_DO THIS_. Copy, exactly and only, the lines from the one with "Clone this chart in pgfplots." up to and including the one with "(0,0) rectangle (764pt,625pt);", leaving pictures out.

_MATERIAL PROVIDED_.
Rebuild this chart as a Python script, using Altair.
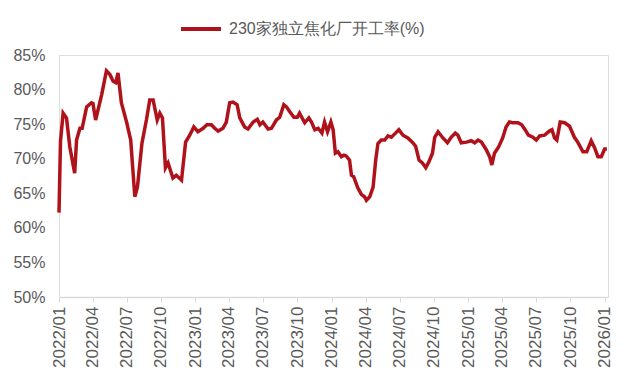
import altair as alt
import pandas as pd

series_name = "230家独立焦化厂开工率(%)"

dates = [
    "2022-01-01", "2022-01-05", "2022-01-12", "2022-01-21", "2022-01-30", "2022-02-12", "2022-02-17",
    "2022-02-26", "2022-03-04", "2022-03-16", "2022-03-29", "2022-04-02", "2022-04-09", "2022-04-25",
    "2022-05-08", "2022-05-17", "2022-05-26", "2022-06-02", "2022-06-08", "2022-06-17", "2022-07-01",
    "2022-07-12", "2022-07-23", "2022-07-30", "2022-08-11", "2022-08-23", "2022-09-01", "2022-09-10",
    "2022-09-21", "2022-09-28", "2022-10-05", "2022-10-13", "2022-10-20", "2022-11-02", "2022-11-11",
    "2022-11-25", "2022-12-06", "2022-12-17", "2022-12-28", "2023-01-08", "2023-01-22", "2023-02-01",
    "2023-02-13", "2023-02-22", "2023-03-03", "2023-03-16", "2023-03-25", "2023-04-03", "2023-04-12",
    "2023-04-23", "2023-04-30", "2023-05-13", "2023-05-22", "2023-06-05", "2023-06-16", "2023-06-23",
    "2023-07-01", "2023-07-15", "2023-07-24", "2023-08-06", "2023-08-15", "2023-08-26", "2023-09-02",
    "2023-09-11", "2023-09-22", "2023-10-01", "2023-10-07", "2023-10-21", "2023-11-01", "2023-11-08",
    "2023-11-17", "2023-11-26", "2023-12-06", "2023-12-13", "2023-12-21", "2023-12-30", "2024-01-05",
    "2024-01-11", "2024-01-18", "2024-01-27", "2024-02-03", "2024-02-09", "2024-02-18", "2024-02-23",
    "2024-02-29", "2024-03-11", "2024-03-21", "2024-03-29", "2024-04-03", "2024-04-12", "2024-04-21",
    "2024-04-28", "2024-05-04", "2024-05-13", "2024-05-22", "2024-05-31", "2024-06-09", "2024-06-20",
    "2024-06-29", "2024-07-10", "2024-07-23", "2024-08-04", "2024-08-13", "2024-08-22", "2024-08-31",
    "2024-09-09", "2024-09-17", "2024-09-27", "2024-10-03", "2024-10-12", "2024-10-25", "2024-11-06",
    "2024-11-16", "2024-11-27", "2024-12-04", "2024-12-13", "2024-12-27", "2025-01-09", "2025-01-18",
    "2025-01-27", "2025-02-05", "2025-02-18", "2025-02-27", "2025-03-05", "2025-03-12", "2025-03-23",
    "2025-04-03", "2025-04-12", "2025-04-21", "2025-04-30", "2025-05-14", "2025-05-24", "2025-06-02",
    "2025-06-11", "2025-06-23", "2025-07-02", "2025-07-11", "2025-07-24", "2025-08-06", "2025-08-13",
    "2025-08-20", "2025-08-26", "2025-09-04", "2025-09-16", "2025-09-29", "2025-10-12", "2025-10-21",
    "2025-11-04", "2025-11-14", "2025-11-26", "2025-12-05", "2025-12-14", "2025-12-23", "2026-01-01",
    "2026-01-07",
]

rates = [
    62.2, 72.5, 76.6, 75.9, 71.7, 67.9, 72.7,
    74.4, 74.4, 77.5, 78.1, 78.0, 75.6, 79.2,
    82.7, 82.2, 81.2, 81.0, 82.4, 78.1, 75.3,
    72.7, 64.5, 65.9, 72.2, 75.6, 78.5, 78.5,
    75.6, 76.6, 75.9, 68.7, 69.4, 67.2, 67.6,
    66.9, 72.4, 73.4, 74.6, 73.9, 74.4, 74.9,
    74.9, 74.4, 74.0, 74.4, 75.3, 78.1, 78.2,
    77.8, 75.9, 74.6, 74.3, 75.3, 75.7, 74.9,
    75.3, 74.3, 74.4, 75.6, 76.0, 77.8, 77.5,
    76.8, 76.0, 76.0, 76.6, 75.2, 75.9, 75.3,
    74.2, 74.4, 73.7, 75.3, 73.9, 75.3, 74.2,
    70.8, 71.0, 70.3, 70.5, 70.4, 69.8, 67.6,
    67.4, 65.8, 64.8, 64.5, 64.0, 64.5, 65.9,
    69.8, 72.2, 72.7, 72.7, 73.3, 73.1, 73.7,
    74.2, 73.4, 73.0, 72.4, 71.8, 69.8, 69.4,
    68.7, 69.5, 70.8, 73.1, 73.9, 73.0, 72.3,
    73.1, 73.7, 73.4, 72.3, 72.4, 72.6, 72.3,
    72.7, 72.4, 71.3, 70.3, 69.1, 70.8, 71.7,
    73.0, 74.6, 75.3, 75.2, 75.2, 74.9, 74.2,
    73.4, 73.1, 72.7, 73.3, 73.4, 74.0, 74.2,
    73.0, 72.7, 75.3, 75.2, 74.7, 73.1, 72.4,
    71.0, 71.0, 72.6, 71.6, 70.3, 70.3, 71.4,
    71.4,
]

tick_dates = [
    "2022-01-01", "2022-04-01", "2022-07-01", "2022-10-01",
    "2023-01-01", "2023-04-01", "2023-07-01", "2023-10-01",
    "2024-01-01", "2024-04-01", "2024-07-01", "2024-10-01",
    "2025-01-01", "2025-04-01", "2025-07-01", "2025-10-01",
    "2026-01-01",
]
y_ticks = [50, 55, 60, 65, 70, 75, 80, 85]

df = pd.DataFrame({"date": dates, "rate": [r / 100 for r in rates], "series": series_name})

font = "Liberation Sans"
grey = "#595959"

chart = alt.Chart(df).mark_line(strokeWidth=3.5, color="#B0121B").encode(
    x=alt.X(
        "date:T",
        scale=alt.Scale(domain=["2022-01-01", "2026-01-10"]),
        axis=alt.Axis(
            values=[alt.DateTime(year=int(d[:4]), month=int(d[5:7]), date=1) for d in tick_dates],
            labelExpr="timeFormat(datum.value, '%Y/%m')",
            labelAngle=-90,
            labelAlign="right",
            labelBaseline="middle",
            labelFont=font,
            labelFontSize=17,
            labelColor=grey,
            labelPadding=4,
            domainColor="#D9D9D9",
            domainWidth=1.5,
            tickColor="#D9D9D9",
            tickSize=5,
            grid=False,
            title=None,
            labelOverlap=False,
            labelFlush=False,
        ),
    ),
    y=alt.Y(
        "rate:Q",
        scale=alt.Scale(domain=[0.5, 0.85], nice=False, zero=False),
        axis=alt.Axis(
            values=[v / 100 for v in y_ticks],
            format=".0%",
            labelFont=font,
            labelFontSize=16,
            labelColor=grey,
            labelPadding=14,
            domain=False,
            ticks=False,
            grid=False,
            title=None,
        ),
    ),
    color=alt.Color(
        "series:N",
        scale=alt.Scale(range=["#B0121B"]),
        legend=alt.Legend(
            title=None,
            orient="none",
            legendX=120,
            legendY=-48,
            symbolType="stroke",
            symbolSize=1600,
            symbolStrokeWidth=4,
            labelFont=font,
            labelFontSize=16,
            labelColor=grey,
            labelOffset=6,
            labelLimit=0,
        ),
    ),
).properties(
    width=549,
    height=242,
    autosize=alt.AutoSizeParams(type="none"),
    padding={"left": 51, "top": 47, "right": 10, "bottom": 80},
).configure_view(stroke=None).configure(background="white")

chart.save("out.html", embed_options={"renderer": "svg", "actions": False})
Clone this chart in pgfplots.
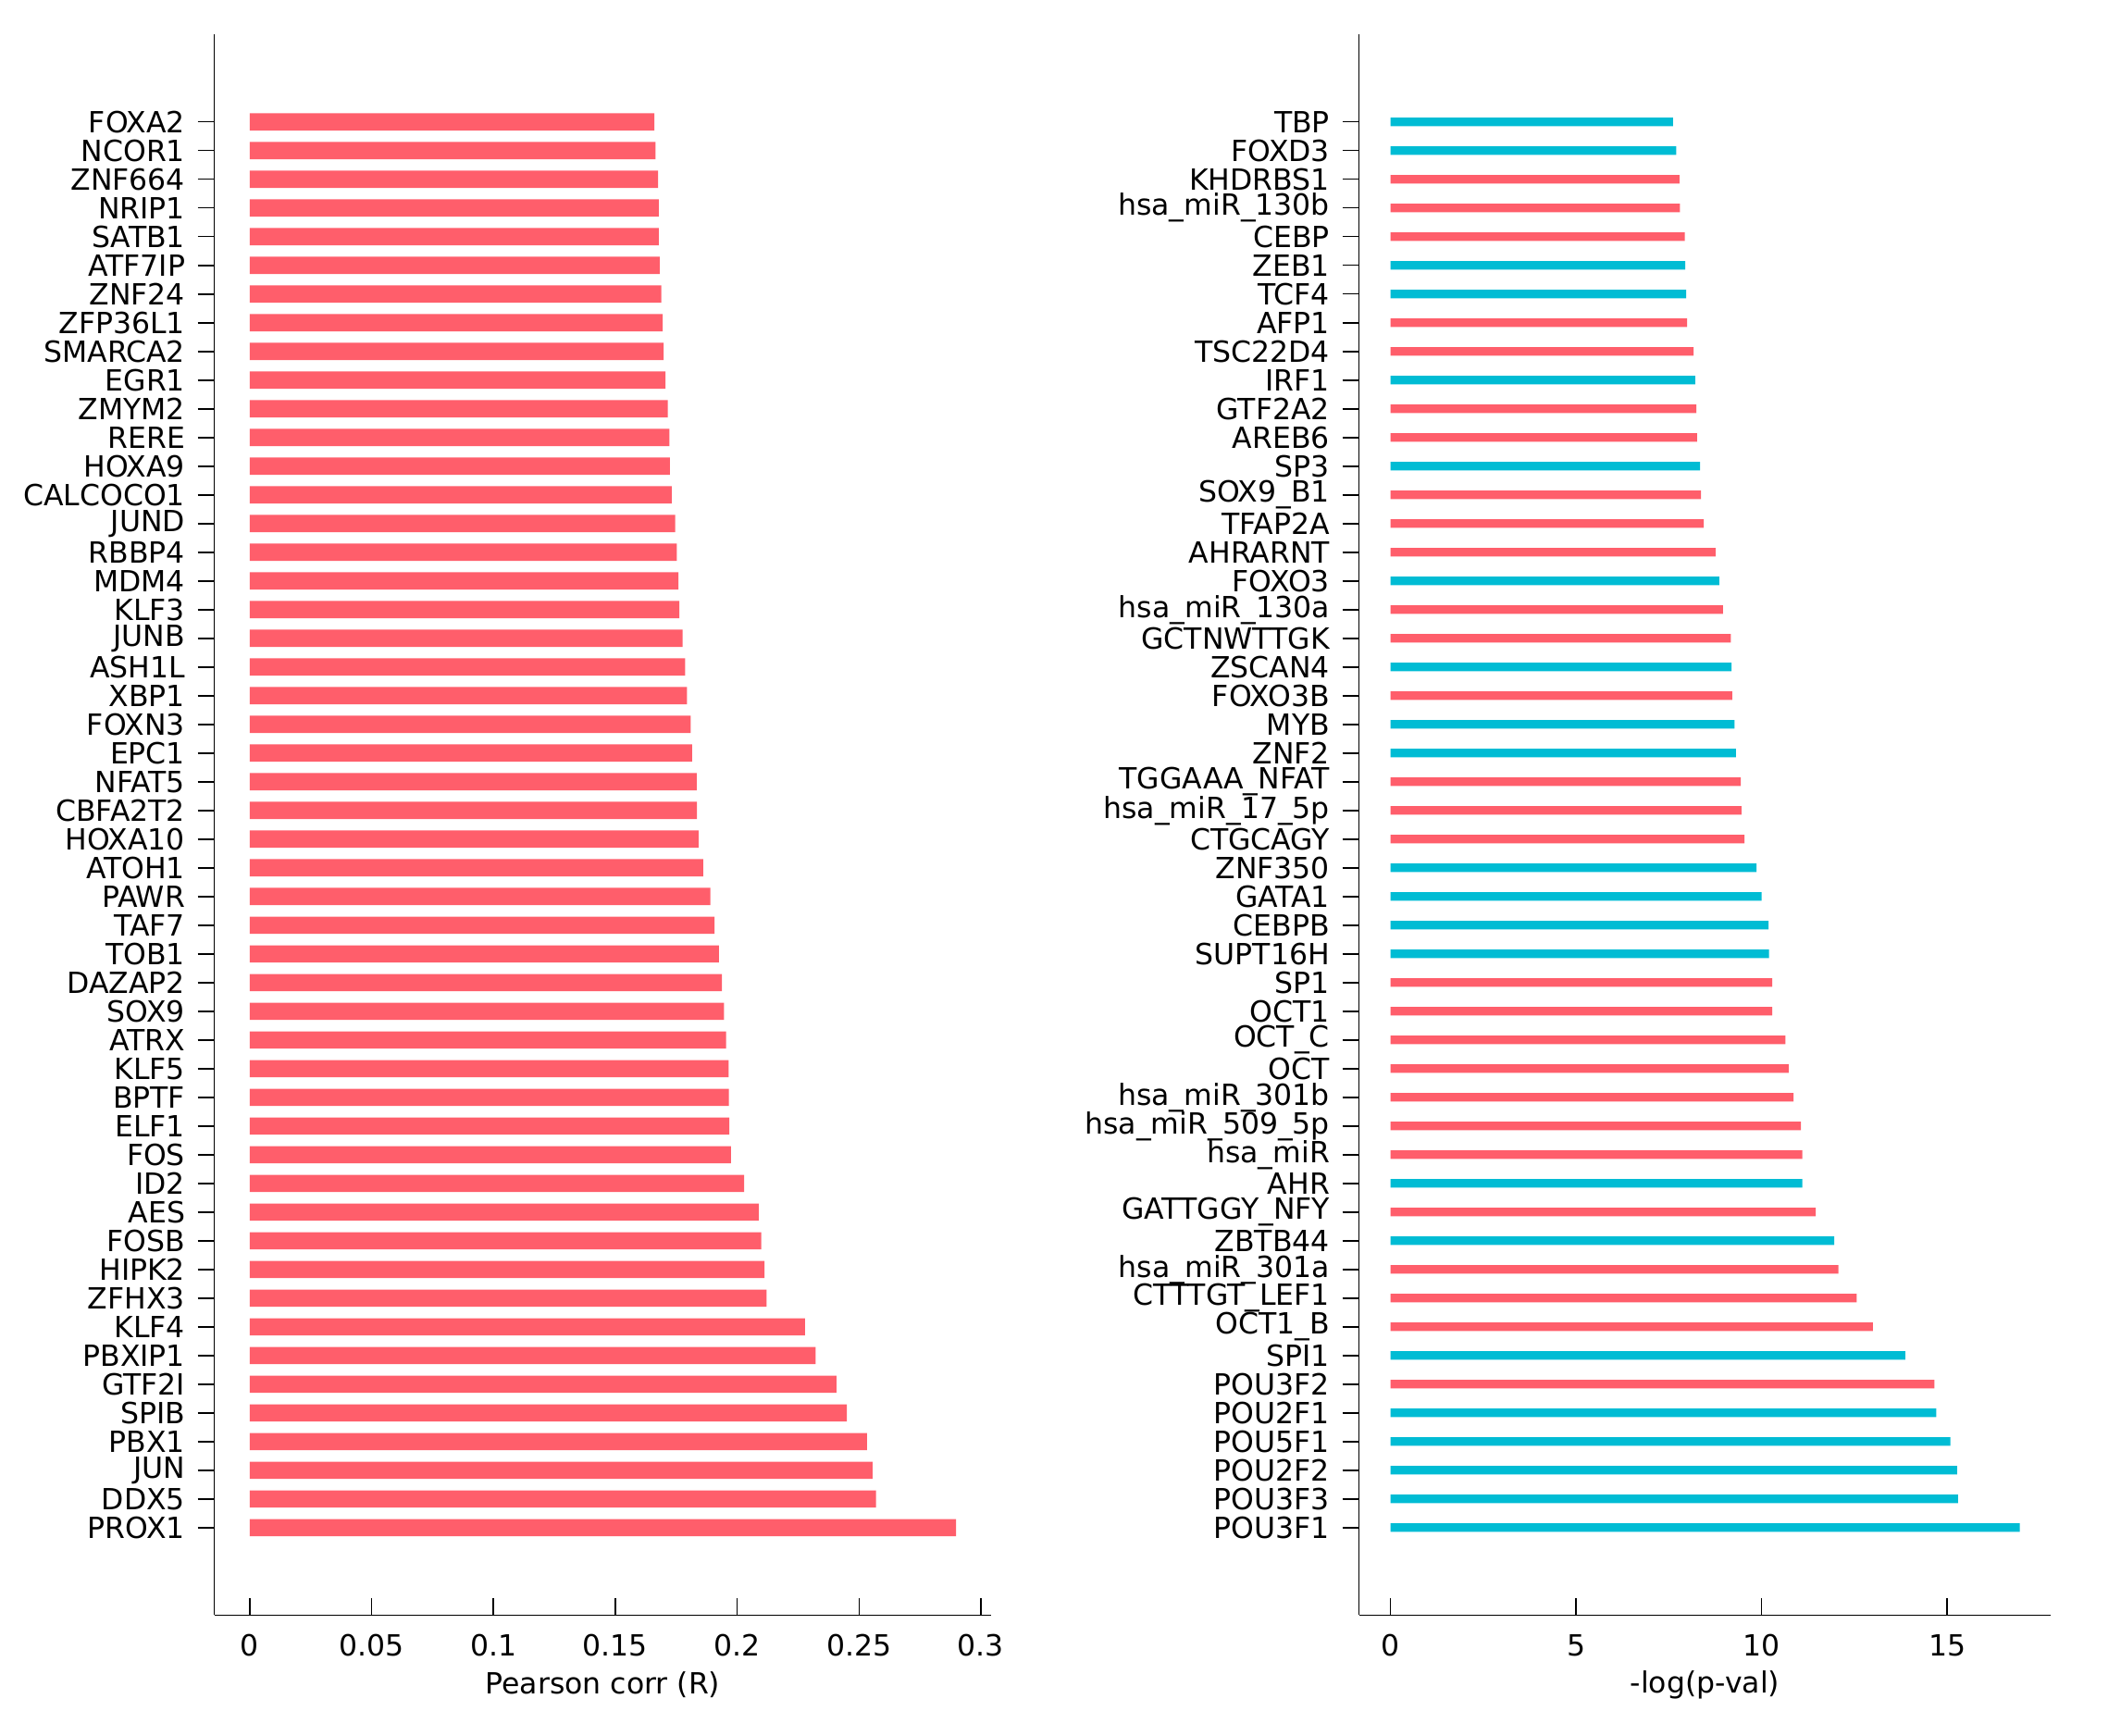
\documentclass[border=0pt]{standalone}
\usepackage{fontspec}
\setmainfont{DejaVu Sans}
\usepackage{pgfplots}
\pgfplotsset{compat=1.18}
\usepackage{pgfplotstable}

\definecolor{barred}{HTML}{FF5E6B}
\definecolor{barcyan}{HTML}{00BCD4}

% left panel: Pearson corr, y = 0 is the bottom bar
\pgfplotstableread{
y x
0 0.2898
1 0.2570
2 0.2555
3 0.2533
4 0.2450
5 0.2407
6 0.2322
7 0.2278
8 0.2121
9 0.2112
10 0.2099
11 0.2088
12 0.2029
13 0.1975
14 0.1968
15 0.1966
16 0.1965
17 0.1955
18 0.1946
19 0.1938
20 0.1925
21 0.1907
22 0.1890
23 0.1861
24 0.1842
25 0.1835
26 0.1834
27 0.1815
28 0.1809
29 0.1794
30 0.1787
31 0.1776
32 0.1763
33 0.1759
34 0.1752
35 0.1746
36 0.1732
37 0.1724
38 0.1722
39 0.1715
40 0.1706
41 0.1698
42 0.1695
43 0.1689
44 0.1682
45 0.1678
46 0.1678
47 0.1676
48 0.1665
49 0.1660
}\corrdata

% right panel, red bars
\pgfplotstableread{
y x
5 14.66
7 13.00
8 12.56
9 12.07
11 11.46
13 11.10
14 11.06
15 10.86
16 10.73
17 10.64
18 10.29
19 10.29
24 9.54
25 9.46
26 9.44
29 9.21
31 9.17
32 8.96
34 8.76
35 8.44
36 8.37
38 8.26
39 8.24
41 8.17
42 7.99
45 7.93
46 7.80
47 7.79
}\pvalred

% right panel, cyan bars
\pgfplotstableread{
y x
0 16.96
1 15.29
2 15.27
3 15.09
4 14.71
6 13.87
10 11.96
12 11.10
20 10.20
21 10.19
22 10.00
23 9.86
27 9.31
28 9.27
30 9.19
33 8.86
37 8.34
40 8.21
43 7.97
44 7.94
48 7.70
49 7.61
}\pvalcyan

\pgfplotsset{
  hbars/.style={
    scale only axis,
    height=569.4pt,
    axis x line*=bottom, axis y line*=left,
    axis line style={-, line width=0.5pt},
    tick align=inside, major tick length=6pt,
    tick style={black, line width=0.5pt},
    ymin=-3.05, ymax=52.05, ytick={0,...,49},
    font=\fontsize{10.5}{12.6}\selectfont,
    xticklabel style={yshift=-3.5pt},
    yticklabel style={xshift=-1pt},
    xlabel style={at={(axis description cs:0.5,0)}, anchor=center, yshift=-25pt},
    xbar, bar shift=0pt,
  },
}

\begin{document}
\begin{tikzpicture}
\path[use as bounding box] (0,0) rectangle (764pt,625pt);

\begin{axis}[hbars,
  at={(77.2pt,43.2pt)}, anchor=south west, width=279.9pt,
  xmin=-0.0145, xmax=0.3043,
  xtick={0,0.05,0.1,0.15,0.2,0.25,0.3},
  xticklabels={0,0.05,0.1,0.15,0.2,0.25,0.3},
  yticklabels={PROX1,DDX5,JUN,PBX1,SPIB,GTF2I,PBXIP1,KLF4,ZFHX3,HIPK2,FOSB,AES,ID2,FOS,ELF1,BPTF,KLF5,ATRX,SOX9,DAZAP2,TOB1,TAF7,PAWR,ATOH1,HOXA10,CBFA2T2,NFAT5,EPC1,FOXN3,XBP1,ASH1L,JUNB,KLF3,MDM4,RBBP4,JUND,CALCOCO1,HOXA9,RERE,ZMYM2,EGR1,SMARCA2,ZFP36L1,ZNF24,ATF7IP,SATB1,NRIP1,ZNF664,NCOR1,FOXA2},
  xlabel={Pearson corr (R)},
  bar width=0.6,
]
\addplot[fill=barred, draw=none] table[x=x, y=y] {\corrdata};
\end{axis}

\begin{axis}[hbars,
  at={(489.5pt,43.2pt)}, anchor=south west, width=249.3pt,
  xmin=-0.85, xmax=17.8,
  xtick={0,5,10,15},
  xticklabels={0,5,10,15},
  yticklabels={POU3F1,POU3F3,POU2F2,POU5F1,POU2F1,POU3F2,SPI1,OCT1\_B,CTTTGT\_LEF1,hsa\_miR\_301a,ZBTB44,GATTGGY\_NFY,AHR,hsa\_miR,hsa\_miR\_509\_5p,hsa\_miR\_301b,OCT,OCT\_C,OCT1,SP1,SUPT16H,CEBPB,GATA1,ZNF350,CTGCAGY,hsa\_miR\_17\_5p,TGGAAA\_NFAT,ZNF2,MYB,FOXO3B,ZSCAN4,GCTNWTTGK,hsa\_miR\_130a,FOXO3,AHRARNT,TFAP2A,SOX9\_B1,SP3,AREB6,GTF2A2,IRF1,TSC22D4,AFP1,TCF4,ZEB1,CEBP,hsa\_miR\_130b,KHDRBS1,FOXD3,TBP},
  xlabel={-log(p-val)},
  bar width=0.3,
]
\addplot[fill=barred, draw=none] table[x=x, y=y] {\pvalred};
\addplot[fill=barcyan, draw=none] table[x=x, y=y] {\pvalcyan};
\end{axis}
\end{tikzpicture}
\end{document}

_TASK ANSWER_.
Clone this chart in pgfplots.
\documentclass[border=0pt]{standalone}
\usepackage{fontspec}
\setmainfont{DejaVu Sans}
\usepackage{pgfplots}
\pgfplotsset{compat=1.18}
\usepackage{pgfplotstable}

\definecolor{barred}{HTML}{FF5E6B}
\definecolor{barcyan}{HTML}{00BCD4}

% left panel: Pearson corr, y = 0 is the bottom bar
\pgfplotstableread{
y x
0 0.2898
1 0.2570
2 0.2555
3 0.2533
4 0.2450
5 0.2407
6 0.2322
7 0.2278
8 0.2121
9 0.2112
10 0.2099
11 0.2088
12 0.2029
13 0.1975
14 0.1968
15 0.1966
16 0.1965
17 0.1955
18 0.1946
19 0.1938
20 0.1925
21 0.1907
22 0.1890
23 0.1861
24 0.1842
25 0.1835
26 0.1834
27 0.1815
28 0.1809
29 0.1794
30 0.1787
31 0.1776
32 0.1763
33 0.1759
34 0.1752
35 0.1746
36 0.1732
37 0.1724
38 0.1722
39 0.1715
40 0.1706
41 0.1698
42 0.1695
43 0.1689
44 0.1682
45 0.1678
46 0.1678
47 0.1676
48 0.1665
49 0.1660
}\corrdata

% right panel, red bars
\pgfplotstableread{
y x
5 14.66
7 13.00
8 12.56
9 12.07
11 11.46
13 11.10
14 11.06
15 10.86
16 10.73
17 10.64
18 10.29
19 10.29
24 9.54
25 9.46
26 9.44
29 9.21
31 9.17
32 8.96
34 8.76
35 8.44
36 8.37
38 8.26
39 8.24
41 8.17
42 7.99
45 7.93
46 7.80
47 7.79
}\pvalred

% right panel, cyan bars
\pgfplotstableread{
y x
0 16.96
1 15.29
2 15.27
3 15.09
4 14.71
6 13.87
10 11.96
12 11.10
20 10.20
21 10.19
22 10.00
23 9.86
27 9.31
28 9.27
30 9.19
33 8.86
37 8.34
40 8.21
43 7.97
44 7.94
48 7.70
49 7.61
}\pvalcyan

\pgfplotsset{
  hbars/.style={
    scale only axis,
    height=569.4pt,
    axis x line*=bottom, axis y line*=left,
    axis line style={-, line width=0.5pt},
    tick align=inside, major tick length=6pt,
    tick style={black, line width=0.5pt},
    ymin=-3.05, ymax=52.05, ytick={0,...,49},
    font=\fontsize{10.5}{12.6}\selectfont,
    xticklabel style={yshift=-3.5pt},
    yticklabel style={xshift=-1pt},
    xlabel style={at={(axis description cs:0.5,0)}, anchor=center, yshift=-25pt},
    xbar, bar shift=0pt,
  },
}

\begin{document}
\begin{tikzpicture}
\path[use as bounding box] (0,0) rectangle (764pt,625pt);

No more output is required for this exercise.